I have some doubts regarding template, still. This compile and works, and if I understand it right, I need the operator overloads to be templates in case I try to do something like "Number<int>(3) + Number<float>(4.15)" which are two different type.

If I have those operator overloads just taking a plain Number& as argument, then things won't compile. 

And yet, operator>> and operator<< just work fine with a Number&, how does that make sense?!

EDIT: while I was writing this question, I thought that maybe is because inside a particular template instantiation itself, Number is defined to be the unique type for that Number<T>, therefore by saying Number I am actually calling the unique type of that particular instantiation?

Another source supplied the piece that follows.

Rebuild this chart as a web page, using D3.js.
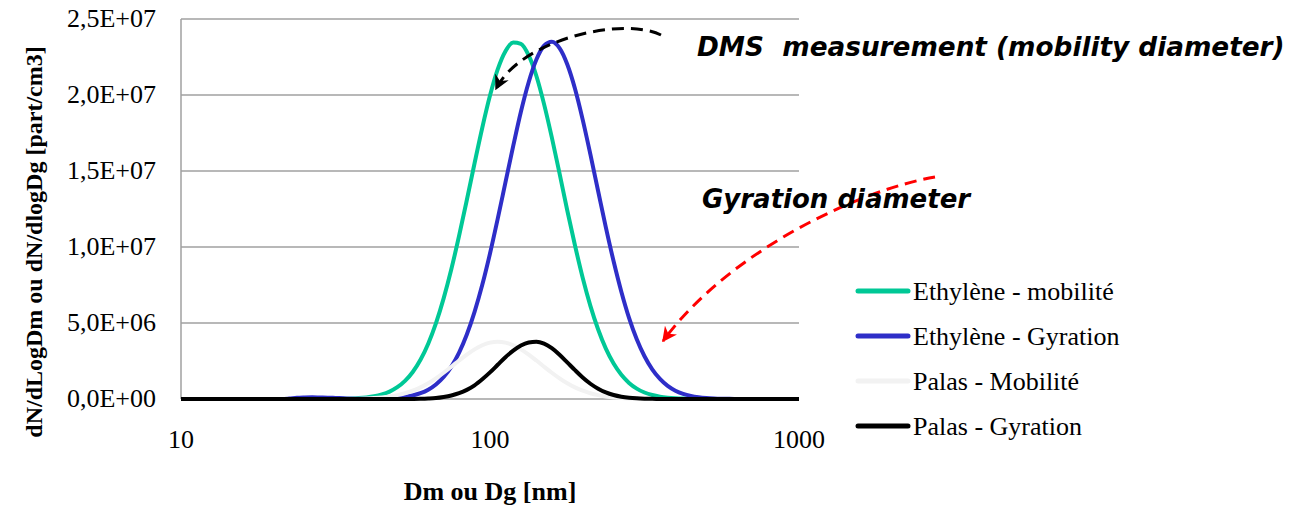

If that was the case I could then just have a  return type Number& in the operator overloads instead of return type Number<T>& , can you guys confirm this is the case?

template<typename T>
class Number {
	T val;
public:
	//Constructors
	Number() :val{ 0 } {}
	Number(T v) :val{ v } {}

	//Methods
	T& get() { return val; }

	//Operators
	template<typename U>
	Number<T>& operator+(Number<U>& rhs) { val += rhs.get(); return *this; }
	template<typename U>
	Number<T>& operator-(Number<U>& rhs) { val -= rhs.get(); return *this; }
	template<typename U>
	Number<T>& operator*(Number<U>& rhs) { val *= rhs.get(); return *this; }
	template<typename U>
	Number<T>& operator/(Number<U>& rhs) { val /= rhs.get(); return *this; }

	friend ostream& operator<<(ostream& stream, Number& rhs) { stream << rhs.val; return stream; }
	friend istream& operator>>(istream& stream, Number& rhs) { stream >> rhs.val; return stream; }
};

int main()
{
	Number<double> myDouble(3.4);
	myDouble - Number<int>(6.6);
	cout << myDouble << endl << endl;
	
	cin >> myDouble;
	cout << myDouble << endl;

	return 0;
}